◆ TASK REQUIREMENTS:
From the listing below, select every line where the word "this" appears.

/---

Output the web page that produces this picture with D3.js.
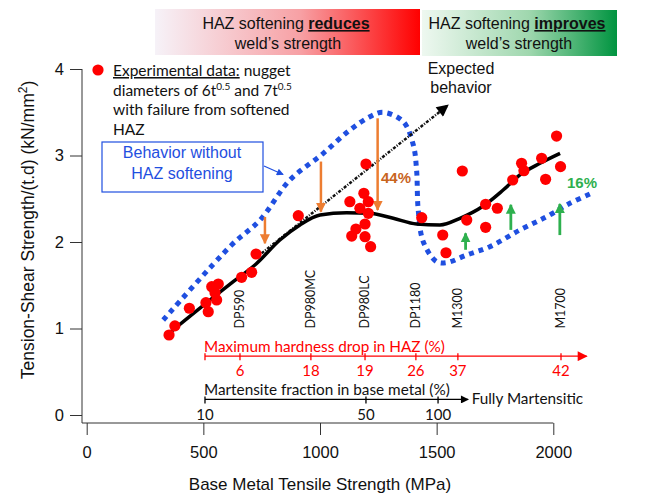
<!DOCTYPE html>
<meta charset="utf-8">
<style>
  body { margin: 0; background: #fff; }
  text { font-family: "Liberation Sans", Arial, sans-serif; }
  .calib { font-family: Lato, "Open Sans", sans-serif; }
</style>
<script src="https://d3js.org/d3.v7.min.js"></script>
<svg id="chart" width="652" height="496"></svg>
<script>

// experimental points: base metal tensile strength (MPa) vs normalised TSS
var strengthMPa = [353, 378, 440, 511, 521, 536, 564, 550, 557, 664, 707, 726,
                   907, 1197, 1128, 1188, 1207, 1171, 1207, 1193, 1154, 1136, 1193, 1217,
                   1436, 1526, 1540, 1610, 1629, 1710, 1710, 1760, 1826, 1864, 1874, 1950, 1967, 2014, 2031];
var tssNorm = [0.925, 1.03, 1.234, 1.298, 1.194, 1.483, 1.514, 1.414, 1.33, 1.592, 1.65, 1.861,
               2.304, 2.902, 2.466, 2.563, 2.466, 2.39, 2.332, 2.208, 2.15, 2.069, 2.061, 1.946,
               2.281, 2.081, 1.876, 2.821, 2.254, 2.17, 2.436, 2.39, 2.717, 2.91, 2.824, 2.968, 2.725, 3.225, 2.871];

// fitted trend (black)
var fitX = [335, 628, 726, 828, 914, 1000, 1114, 1214, 1314, 1414, 1514, 1600, 1700, 1785, 1857, 1943, 2029];
var fitY = [0.905, 1.541, 1.746, 2.023, 2.197, 2.312, 2.339, 2.332, 2.274, 2.208, 2.197, 2.274, 2.416, 2.601, 2.775, 2.91, 3.025];

// behaviour without HAZ softening (blue dotted)
var noSoftX = [328, 621, 743, 871, 1014, 1128, 1214, 1271, 1357, 1400, 1414, 1421, 1443, 1500, 1543, 1629, 1728, 1857, 1971, 2071, 2164];
var noSoftY = [1.098, 1.965, 2.254, 2.717, 3.025, 3.295, 3.449, 3.499, 3.391, 3.121, 2.832, 2.37, 2.0, 1.772, 1.761, 1.85, 1.946, 2.139, 2.292, 2.447, 2.563];

// expected behaviour (dash-dot)
var expX = [750, 1548];
var expY = [1.87, 3.58];

// strength loss / gain arrows
var lossX = [764, 1004, 1247];
var lossFrom = [2.29, 2.93, 3.43];
var lossTo = [1.985, 2.35, 2.37];
var gainX = [1624, 1818, 2028];
var gainFrom = [1.91, 2.14, 2.08];
var gainTo = [2.10, 2.43, 2.44];

// steel grades and the secondary scales
var grades = ["DP590", "DP980MC", "DP980LC", "DP1180", "M1300", "M1700"];
var gradeX = [657, 961, 1193, 1411, 1591, 2033];
var hardnessDrop = [6, 18, 19, 26, 37, 42];
var martLabels = [10, 50, 100];
var martX = [507, 1197, 1506];

var xTicks = [0, 500, 1000, 1500, 2000];
var yTicks = [0, 1, 2, 3, 4];

var svg = d3.select("#chart");

var x = d3.scaleLinear().domain([0, 2000]).range([86.7, 553.3]);
var y = d3.scaleLinear().domain([0, 4]).range([415, 69]);

var defs = svg.append("defs");

var gR = defs.append("linearGradient").attr("id", "gRed");
gR.append("stop").attr("offset", "0%").attr("stop-color", "#f6f2f8");
gR.append("stop").attr("offset", "55%").attr("stop-color", "#f7a0a4");
gR.append("stop").attr("offset", "100%").attr("stop-color", "#ff0000");
var gG = defs.append("linearGradient").attr("id", "gGreen");
gG.append("stop").attr("offset", "0%").attr("stop-color", "#eef8f0");
gG.append("stop").attr("offset", "55%").attr("stop-color", "#9fd7ae");
gG.append("stop").attr("offset", "100%").attr("stop-color", "#009440");

function arrowMarker(id, color, w, h) {
  defs.append("marker")
    .attr("id", id)
    .attr("viewBox", "0 -5 10 10")
    .attr("refX", 9).attr("refY", 0)
    .attr("markerUnits", "userSpaceOnUse")
    .attr("markerWidth", w).attr("markerHeight", h)
    .attr("orient", "auto")
    .append("path").attr("d", "M0,-5L10,0L0,5Z").attr("fill", color);
}
arrowMarker("aOrange", "#ed7d31", 10, 10);
arrowMarker("aGreen", "#2eb04e", 10, 11);
arrowMarker("aBlack", "#000", 16, 12);
arrowMarker("aRed", "#ff0000", 12, 10);
arrowMarker("aBlk2", "#000", 10, 8);
arrowMarker("aBlue", "#1f4fe0", 8, 7);

// banners
svg.append("rect").attr("x", 155).attr("y", 9).attr("width", 265).attr("height", 46).attr("fill", "url(#gRed)");
svg.append("rect").attr("x", 422).attr("y", 10).attr("width", 195).attr("height", 46).attr("fill", "url(#gGreen)");

function banner(cx, word) {
  var t = svg.append("text").attr("x", cx).attr("y", 29).attr("text-anchor", "middle")
    .attr("font-size", 16).attr("fill", "#111");
  t.append("tspan").text("HAZ softening ");
  t.append("tspan").attr("font-weight", "bold").attr("text-decoration", "underline").text(word);
  svg.append("text").attr("x", cx + 2).attr("y", 49).attr("text-anchor", "middle")
    .attr("font-size", 16).attr("fill", "#111").text("weld\u2019s strength");
}
banner(286, "reduces");
banner(517, "improves");

// axes
var xAxis = svg.append("g").attr("transform", "translate(0,423)")
  .call(d3.axisBottom(x).tickValues(xTicks).tickFormat(d3.format("d"))
    .tickSize(12).tickSizeOuter(0).tickPadding(11));
xAxis.select(".domain").remove();
xAxis.selectAll("text").attr("font-size", 16.5).attr("font-family", "Liberation Sans").attr("fill", "#111");
xAxis.selectAll("line").attr("stroke", "#333");

var yAxis = svg.append("g").attr("transform", "translate(82,0)")
  .call(d3.axisLeft(y).tickValues(yTicks).tickFormat(d3.format("d"))
    .tickSize(12).tickSizeOuter(0).tickPadding(6));
yAxis.select(".domain").remove();
yAxis.selectAll("text").attr("font-size", 16.5).attr("font-family", "Liberation Sans").attr("fill", "#111");
yAxis.selectAll("line").attr("stroke", "#333");

svg.append("path").attr("d", "M82," + y(4) + "V423H" + x(2000))
  .attr("fill", "none").attr("stroke", "#333").attr("stroke-width", 1);

svg.append("text").attr("x", x(1000)).attr("y", 490).attr("text-anchor", "middle")
  .attr("font-size", 17).attr("fill", "#111").text("Base Metal Tensile Strength (MPa)");

var yt = svg.append("text").attr("transform", "translate(34,230) rotate(-90)")
  .attr("text-anchor", "middle").attr("font-size", 17.5).attr("fill", "#111");
yt.append("tspan").text("Tension-Shear Strength/(t.d) (kN/mm");
yt.append("tspan").attr("font-size", 12).attr("dy", -7).text("2");
yt.append("tspan").attr("dy", 7).text(")");

// grade labels
svg.selectAll(".grade").data(grades).enter().append("text")
  .attr("class", "calib")
  .attr("transform", function(d, i) { return "translate(" + (x(gradeX[i]) + 4) + "," + y(1.0) + ") rotate(-90)"; })
  .attr("font-size", 12.5).attr("fill", "#111").text(function(d) { return d; });

// hardness drop scale (red)
var hy = y(0.68);
svg.append("line").attr("x1", x(martX[0])).attr("x2", x(2143)).attr("y1", hy).attr("y2", hy)
  .attr("stroke", "#ff0000").attr("stroke-width", 1.3).attr("marker-end", "url(#aRed)");
svg.append("line").attr("x1", x(martX[0])).attr("x2", x(martX[0])).attr("y1", hy - 3).attr("y2", hy + 4)
  .attr("stroke", "#ff0000").attr("stroke-width", 1.3);
svg.selectAll(".hTick").data(hardnessDrop).enter().append("line")
  .attr("x1", function(d, i) { return x(gradeX[i]); }).attr("x2", function(d, i) { return x(gradeX[i]); })
  .attr("y1", hy - 3).attr("y2", hy + 4).attr("stroke", "#ff0000").attr("stroke-width", 1.3);
svg.selectAll(".hLab").data(hardnessDrop).enter().append("text")
  .attr("class", "calib").attr("x", function(d, i) { return x(gradeX[i]); }).attr("y", hy + 20)
  .attr("text-anchor", "middle").attr("font-size", 15).attr("fill", "#ff0000").text(function(d) { return d; });
svg.append("text").attr("class", "calib").attr("x", x(martX[0]) - 1).attr("y", hy - 4)
  .attr("font-size", 15.3).attr("fill", "#ff0000").text("Maximum hardness drop in HAZ (%)");

// martensite fraction scale (black)
var my = y(0.18);
svg.append("line").attr("x1", x(martX[0])).attr("x2", x(1635)).attr("y1", my).attr("y2", my)
  .attr("stroke", "#000").attr("stroke-width", 1.3).attr("marker-end", "url(#aBlk2)");
svg.selectAll(".mTick").data(martLabels).enter().append("line")
  .attr("x1", function(d, i) { return x(martX[i]); }).attr("x2", function(d, i) { return x(martX[i]); })
  .attr("y1", my - 3).attr("y2", my + 4).attr("stroke", "#000").attr("stroke-width", 1.3);
svg.selectAll(".mLab").data(martLabels).enter().append("text")
  .attr("class", "calib").attr("x", function(d, i) { return x(martX[i]); }).attr("y", my + 21)
  .attr("text-anchor", "middle").attr("font-size", 15).attr("fill", "#111").text(function(d) { return d; });
svg.append("text").attr("class", "calib").attr("x", x(martX[0]) - 1).attr("y", my - 4)
  .attr("font-size", 15.3).attr("fill", "#111").text("Martensite fraction in base metal (%)");
svg.append("text").attr("class", "calib").attr("x", x(1650)).attr("y", my + 5)
  .attr("font-size", 15.3).attr("fill", "#111").text("Fully Martensitic");

// blue dotted: without HAZ softening
var line = d3.line().curve(d3.curveCatmullRom.alpha(0.5));
svg.append("path")
  .attr("d", line(noSoftX.map(function(v, i) { return [x(v), y(noSoftY[i])]; })))
  .attr("fill", "none").attr("stroke", "#1f4fe0").attr("stroke-width", 5)
  .attr("stroke-dasharray", "5,5");

// expected behaviour dash-dot
svg.append("line").attr("x1", x(expX[0])).attr("y1", y(expY[0]))
  .attr("x2", x(expX[1])).attr("y2", y(expY[1]))
  .attr("stroke", "#111").attr("stroke-width", 2.5).attr("stroke-dasharray", "3,1.5,1,1.5")
  .attr("marker-end", "url(#aBlack)");

// orange arrows (loss)
svg.selectAll(".loss").data(lossX).enter().append("line")
  .attr("x1", function(d) { return x(d); }).attr("x2", function(d) { return x(d); })
  .attr("y1", function(d, i) { return y(lossFrom[i]); }).attr("y2", function(d, i) { return y(lossTo[i]); })
  .attr("stroke", "#ed7d31").attr("stroke-width", 2.5).attr("marker-end", "url(#aOrange)");

// black fit curve
var line2 = d3.line().curve(d3.curveMonotoneX);
svg.append("path")
  .attr("d", line2(fitX.map(function(v, i) { return [x(v), y(fitY[i])]; })))
  .attr("fill", "none").attr("stroke", "#000").attr("stroke-width", 3.5);

// experimental points
svg.selectAll(".pt").data(strengthMPa).enter().append("circle")
  .attr("cx", function(d) { return x(d); })
  .attr("cy", function(d, i) { return y(tssNorm[i]); })
  .attr("r", 5.6).attr("fill", "#ff0000");

// green arrows (gain)
svg.selectAll(".gain").data(gainX).enter().append("line")
  .attr("x1", function(d) { return x(d); }).attr("x2", function(d) { return x(d); })
  .attr("y1", function(d, i) { return y(gainFrom[i]); }).attr("y2", function(d, i) { return y(gainTo[i]); })
  .attr("stroke", "#2eb04e").attr("stroke-width", 2.8).attr("marker-end", "url(#aGreen)");

svg.append("text").attr("x", 396).attr("y", 183).attr("text-anchor", "middle")
  .attr("font-size", 15).attr("font-weight", "bold").attr("fill", "#c8641e").text("44%");
svg.append("text").attr("x", 582).attr("y", 188).attr("text-anchor", "middle")
  .attr("font-size", 15).attr("font-weight", "bold").attr("fill", "#2eb04e").text("16%");

// legend
svg.append("circle").attr("cx", 98).attr("cy", 70).attr("r", 5.6).attr("fill", "#ff0000");
var lg = svg.append("text").attr("class", "calib").attr("x", 113).attr("y", 76)
  .attr("font-size", 15.5).attr("fill", "#111");
lg.append("tspan").attr("text-decoration", "underline").text("Experimental data:");
lg.append("tspan").text(" nugget");
var l2 = svg.append("text").attr("class", "calib").attr("x", 113).attr("y", 96)
  .attr("font-size", 15.5).attr("fill", "#111");
l2.append("tspan").text("diameters of 6t");
l2.append("tspan").attr("font-size", 10).attr("dy", -6).text("0.5");
l2.append("tspan").attr("dy", 6).text(" and 7t");
l2.append("tspan").attr("font-size", 10).attr("dy", -6).text("0.5");
svg.append("text").attr("class", "calib").attr("x", 113).attr("y", 115)
  .attr("font-size", 15.5).attr("fill", "#111").text("with failure from softened");
svg.append("text").attr("class", "calib").attr("x", 113).attr("y", 135)
  .attr("font-size", 15.5).attr("fill", "#111").text("HAZ");

// callout box
svg.append("rect").attr("x", 102).attr("y", 142).attr("width", 161).attr("height", 50)
  .attr("fill", "#fff").attr("stroke", "#1f4fe0").attr("stroke-width", 1.2);
svg.append("text").attr("x", 182).attr("y", 158).attr("text-anchor", "middle")
  .attr("font-size", 16).attr("fill", "#1f4fe0").text("Behavior without");
svg.append("text").attr("x", 182).attr("y", 179).attr("text-anchor", "middle")
  .attr("font-size", 16).attr("fill", "#1f4fe0").text("HAZ softening");
svg.append("line").attr("x1", 264).attr("y1", 166).attr("x2", x(842)).attr("y2", y(2.78))
  .attr("stroke", "#1f4fe0").attr("stroke-width", 1.2).attr("marker-end", "url(#aBlue)");

svg.append("text").attr("x", 461).attr("y", 74).attr("text-anchor", "middle")
  .attr("font-size", 16).attr("fill", "#111").text("Expected");
svg.append("text").attr("x", 461).attr("y", 93).attr("text-anchor", "middle")
  .attr("font-size", 16).attr("fill", "#111").text("behavior");

</script>
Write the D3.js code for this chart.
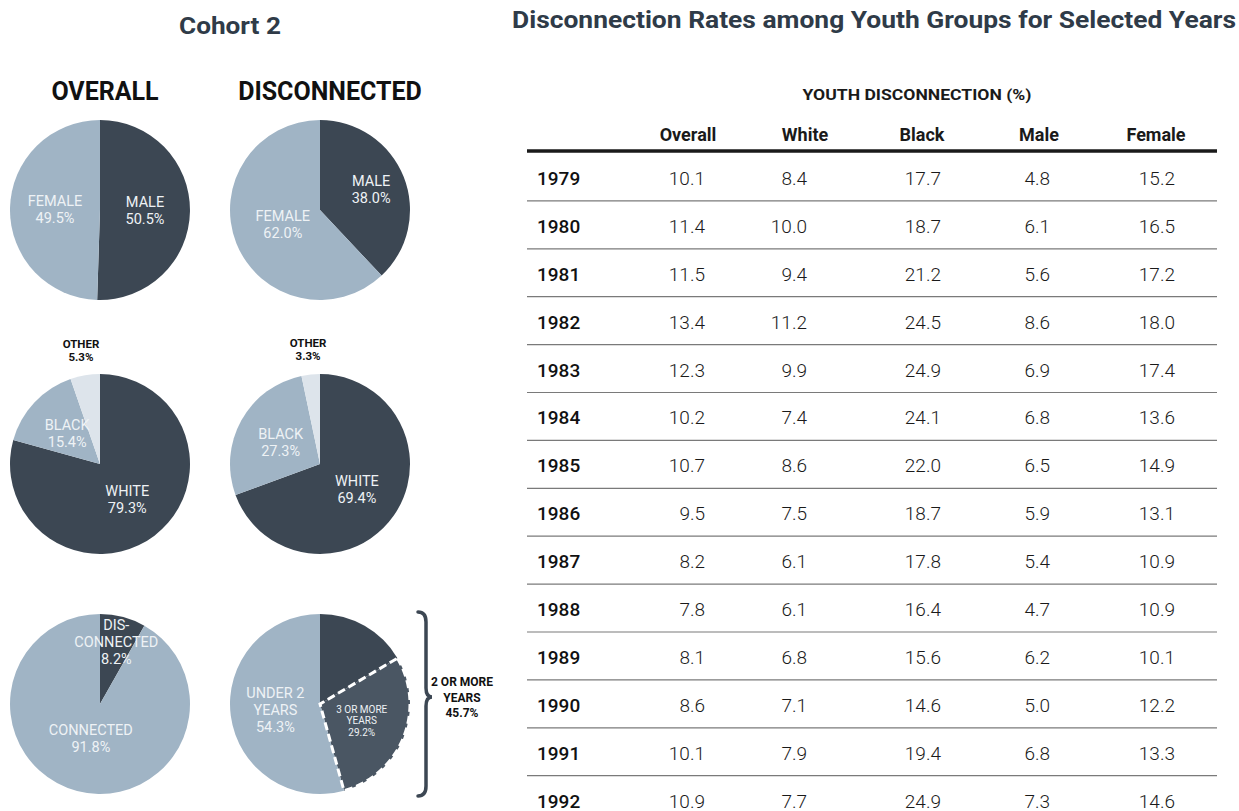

\---

◆ THE RESPONSE:
Output the web page that produces this picture with D3.js.
Write the D3.js code for this chart.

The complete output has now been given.